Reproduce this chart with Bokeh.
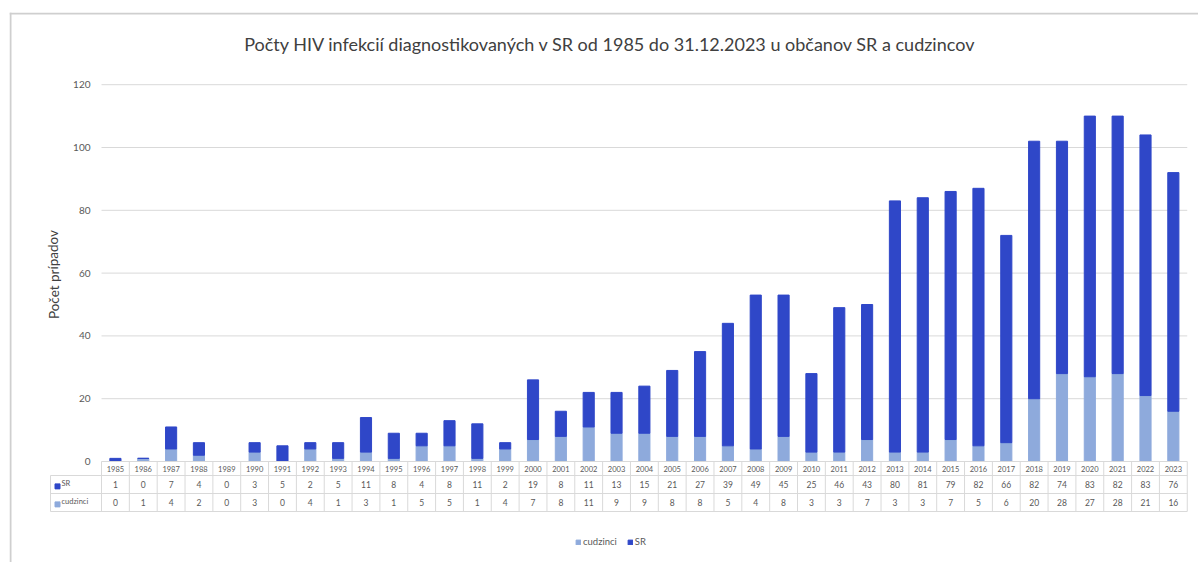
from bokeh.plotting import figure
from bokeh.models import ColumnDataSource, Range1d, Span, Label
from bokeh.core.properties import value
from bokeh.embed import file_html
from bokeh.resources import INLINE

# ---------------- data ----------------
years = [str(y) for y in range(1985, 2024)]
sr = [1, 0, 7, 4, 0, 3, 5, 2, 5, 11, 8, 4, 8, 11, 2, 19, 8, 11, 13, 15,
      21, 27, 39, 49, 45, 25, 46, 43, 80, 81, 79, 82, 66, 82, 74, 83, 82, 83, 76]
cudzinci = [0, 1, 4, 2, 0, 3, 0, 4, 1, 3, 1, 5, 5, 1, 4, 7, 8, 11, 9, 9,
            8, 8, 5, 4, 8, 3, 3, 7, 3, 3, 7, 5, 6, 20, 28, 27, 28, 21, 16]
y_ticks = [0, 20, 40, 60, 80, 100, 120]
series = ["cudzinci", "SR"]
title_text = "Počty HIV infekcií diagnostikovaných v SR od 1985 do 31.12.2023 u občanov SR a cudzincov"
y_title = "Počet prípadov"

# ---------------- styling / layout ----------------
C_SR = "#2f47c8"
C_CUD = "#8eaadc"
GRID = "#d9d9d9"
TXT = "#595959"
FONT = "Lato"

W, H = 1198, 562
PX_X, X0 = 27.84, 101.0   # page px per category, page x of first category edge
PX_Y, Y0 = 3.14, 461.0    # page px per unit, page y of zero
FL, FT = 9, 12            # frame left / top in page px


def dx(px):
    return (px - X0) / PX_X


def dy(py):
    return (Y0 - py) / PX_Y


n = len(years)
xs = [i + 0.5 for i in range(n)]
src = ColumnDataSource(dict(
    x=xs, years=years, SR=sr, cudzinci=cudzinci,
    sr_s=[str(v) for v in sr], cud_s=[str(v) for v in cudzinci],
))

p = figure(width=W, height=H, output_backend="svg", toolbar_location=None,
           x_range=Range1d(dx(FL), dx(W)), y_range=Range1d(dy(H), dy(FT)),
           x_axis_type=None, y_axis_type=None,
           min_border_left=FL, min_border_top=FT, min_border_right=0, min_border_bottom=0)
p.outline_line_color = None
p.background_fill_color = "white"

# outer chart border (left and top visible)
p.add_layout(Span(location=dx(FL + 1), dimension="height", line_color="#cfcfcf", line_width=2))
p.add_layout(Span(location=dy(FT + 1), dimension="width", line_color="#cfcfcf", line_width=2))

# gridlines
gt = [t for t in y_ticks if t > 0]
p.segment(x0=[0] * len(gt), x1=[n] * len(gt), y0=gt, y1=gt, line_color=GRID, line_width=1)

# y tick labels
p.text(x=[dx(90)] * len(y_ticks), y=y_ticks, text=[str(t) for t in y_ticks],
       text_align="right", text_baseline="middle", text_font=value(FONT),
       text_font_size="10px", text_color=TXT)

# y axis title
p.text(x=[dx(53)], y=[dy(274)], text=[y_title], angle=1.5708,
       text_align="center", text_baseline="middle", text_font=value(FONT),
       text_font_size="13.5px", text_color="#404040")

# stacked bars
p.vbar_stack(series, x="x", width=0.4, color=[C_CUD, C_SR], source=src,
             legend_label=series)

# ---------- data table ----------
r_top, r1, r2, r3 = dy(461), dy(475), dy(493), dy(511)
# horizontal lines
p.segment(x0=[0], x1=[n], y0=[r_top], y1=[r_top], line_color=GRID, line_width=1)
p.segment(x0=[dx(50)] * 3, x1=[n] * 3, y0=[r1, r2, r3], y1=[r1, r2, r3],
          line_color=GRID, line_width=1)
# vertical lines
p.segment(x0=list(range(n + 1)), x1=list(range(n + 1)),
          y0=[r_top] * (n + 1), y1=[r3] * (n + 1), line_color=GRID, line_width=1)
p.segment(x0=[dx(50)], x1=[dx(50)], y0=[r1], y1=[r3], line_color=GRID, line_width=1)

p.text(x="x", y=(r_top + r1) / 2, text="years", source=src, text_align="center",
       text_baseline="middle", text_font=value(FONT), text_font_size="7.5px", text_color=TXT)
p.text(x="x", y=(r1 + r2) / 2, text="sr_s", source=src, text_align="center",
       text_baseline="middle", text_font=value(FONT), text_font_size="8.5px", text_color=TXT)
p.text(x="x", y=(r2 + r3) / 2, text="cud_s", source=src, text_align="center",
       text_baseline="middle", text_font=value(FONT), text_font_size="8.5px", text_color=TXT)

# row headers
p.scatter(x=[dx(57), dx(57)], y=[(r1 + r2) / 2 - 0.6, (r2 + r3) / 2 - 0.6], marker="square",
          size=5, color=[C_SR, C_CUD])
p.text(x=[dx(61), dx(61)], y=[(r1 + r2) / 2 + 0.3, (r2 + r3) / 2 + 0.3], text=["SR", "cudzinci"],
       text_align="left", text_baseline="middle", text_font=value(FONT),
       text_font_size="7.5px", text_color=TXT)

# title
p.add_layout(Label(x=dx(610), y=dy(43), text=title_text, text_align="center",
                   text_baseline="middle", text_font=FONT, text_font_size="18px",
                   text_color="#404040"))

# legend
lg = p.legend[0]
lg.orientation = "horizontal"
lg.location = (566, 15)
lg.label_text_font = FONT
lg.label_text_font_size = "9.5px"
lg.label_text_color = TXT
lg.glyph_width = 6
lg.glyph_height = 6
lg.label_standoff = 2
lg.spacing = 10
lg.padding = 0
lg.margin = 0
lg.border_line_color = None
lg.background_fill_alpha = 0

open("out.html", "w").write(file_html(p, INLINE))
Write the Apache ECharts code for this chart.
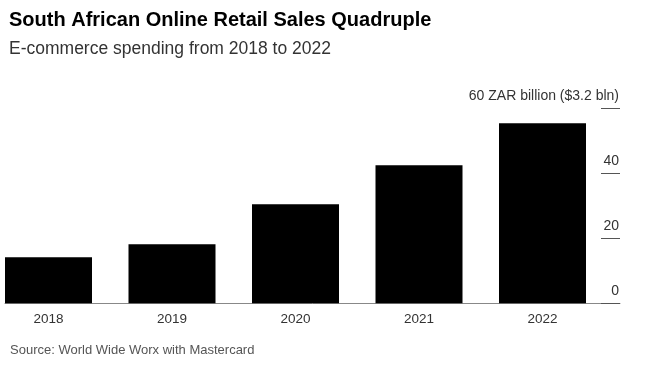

**Goal**
Exactly reproduce each record, leaving out any pictures.

**Final answer**
Reproduce this chart with Bokeh.
from bokeh.plotting import figure
from bokeh.models import ColumnDataSource, Range1d, Span, Label
from bokeh.core.properties import value
from bokeh.embed import file_html
from bokeh.resources import INLINE

# ---------------- data ----------------
years = [str(y) for y in range(1985, 2024)]
sr = [1, 0, 7, 4, 0, 3, 5, 2, 5, 11, 8, 4, 8, 11, 2, 19, 8, 11, 13, 15,
      21, 27, 39, 49, 45, 25, 46, 43, 80, 81, 79, 82, 66, 82, 74, 83, 82, 83, 76]
cudzinci = [0, 1, 4, 2, 0, 3, 0, 4, 1, 3, 1, 5, 5, 1, 4, 7, 8, 11, 9, 9,
            8, 8, 5, 4, 8, 3, 3, 7, 3, 3, 7, 5, 6, 20, 28, 27, 28, 21, 16]
y_ticks = [0, 20, 40, 60, 80, 100, 120]
series = ["cudzinci", "SR"]
title_text = "Počty HIV infekcií diagnostikovaných v SR od 1985 do 31.12.2023 u občanov SR a cudzincov"
y_title = "Počet prípadov"

# ---------------- styling / layout ----------------
C_SR = "#2f47c8"
C_CUD = "#8eaadc"
GRID = "#d9d9d9"
TXT = "#595959"
FONT = "Lato"

W, H = 1198, 562
PX_X, X0 = 27.84, 101.0   # page px per category, page x of first category edge
PX_Y, Y0 = 3.14, 461.0    # page px per unit, page y of zero
FL, FT = 9, 12            # frame left / top in page px


def dx(px):
    return (px - X0) / PX_X


def dy(py):
    return (Y0 - py) / PX_Y


n = len(years)
xs = [i + 0.5 for i in range(n)]
src = ColumnDataSource(dict(
    x=xs, years=years, SR=sr, cudzinci=cudzinci,
    sr_s=[str(v) for v in sr], cud_s=[str(v) for v in cudzinci],
))

p = figure(width=W, height=H, output_backend="svg", toolbar_location=None,
           x_range=Range1d(dx(FL), dx(W)), y_range=Range1d(dy(H), dy(FT)),
           x_axis_type=None, y_axis_type=None,
           min_border_left=FL, min_border_top=FT, min_border_right=0, min_border_bottom=0)
p.outline_line_color = None
p.background_fill_color = "white"

# outer chart border (left and top visible)
p.add_layout(Span(location=dx(FL + 1), dimension="height", line_color="#cfcfcf", line_width=2))
p.add_layout(Span(location=dy(FT + 1), dimension="width", line_color="#cfcfcf", line_width=2))

# gridlines
gt = [t for t in y_ticks if t > 0]
p.segment(x0=[0] * len(gt), x1=[n] * len(gt), y0=gt, y1=gt, line_color=GRID, line_width=1)

# y tick labels
p.text(x=[dx(90)] * len(y_ticks), y=y_ticks, text=[str(t) for t in y_ticks],
       text_align="right", text_baseline="middle", text_font=value(FONT),
       text_font_size="10px", text_color=TXT)

# y axis title
p.text(x=[dx(53)], y=[dy(274)], text=[y_title], angle=1.5708,
       text_align="center", text_baseline="middle", text_font=value(FONT),
       text_font_size="13.5px", text_color="#404040")

# stacked bars
p.vbar_stack(series, x="x", width=0.4, color=[C_CUD, C_SR], source=src,
             legend_label=series)

# ---------- data table ----------
r_top, r1, r2, r3 = dy(461), dy(475), dy(493), dy(511)
# horizontal lines
p.segment(x0=[0], x1=[n], y0=[r_top], y1=[r_top], line_color=GRID, line_width=1)
p.segment(x0=[dx(50)] * 3, x1=[n] * 3, y0=[r1, r2, r3], y1=[r1, r2, r3],
          line_color=GRID, line_width=1)
# vertical lines
p.segment(x0=list(range(n + 1)), x1=list(range(n + 1)),
          y0=[r_top] * (n + 1), y1=[r3] * (n + 1), line_color=GRID, line_width=1)
p.segment(x0=[dx(50)], x1=[dx(50)], y0=[r1], y1=[r3], line_color=GRID, line_width=1)

p.text(x="x", y=(r_top + r1) / 2, text="years", source=src, text_align="center",
       text_baseline="middle", text_font=value(FONT), text_font_size="7.5px", text_color=TXT)
p.text(x="x", y=(r1 + r2) / 2, text="sr_s", source=src, text_align="center",
       text_baseline="middle", text_font=value(FONT), text_font_size="8.5px", text_color=TXT)
p.text(x="x", y=(r2 + r3) / 2, text="cud_s", source=src, text_align="center",
       text_baseline="middle", text_font=value(FONT), text_font_size="8.5px", text_color=TXT)

# row headers
p.scatter(x=[dx(57), dx(57)], y=[(r1 + r2) / 2 - 0.6, (r2 + r3) / 2 - 0.6], marker="square",
          size=5, color=[C_SR, C_CUD])
p.text(x=[dx(61), dx(61)], y=[(r1 + r2) / 2 + 0.3, (r2 + r3) / 2 + 0.3], text=["SR", "cudzinci"],
       text_align="left", text_baseline="middle", text_font=value(FONT),
       text_font_size="7.5px", text_color=TXT)

# title
p.add_layout(Label(x=dx(610), y=dy(43), text=title_text, text_align="center",
                   text_baseline="middle", text_font=FONT, text_font_size="18px",
                   text_color="#404040"))

# legend
lg = p.legend[0]
lg.orientation = "horizontal"
lg.location = (566, 15)
lg.label_text_font = FONT
lg.label_text_font_size = "9.5px"
lg.label_text_color = TXT
lg.glyph_width = 6
lg.glyph_height = 6
lg.label_standoff = 2
lg.spacing = 10
lg.padding = 0
lg.margin = 0
lg.border_line_color = None
lg.background_fill_alpha = 0

open("out.html", "w").write(file_html(p, INLINE))
Write the Apache ECharts code for this chart.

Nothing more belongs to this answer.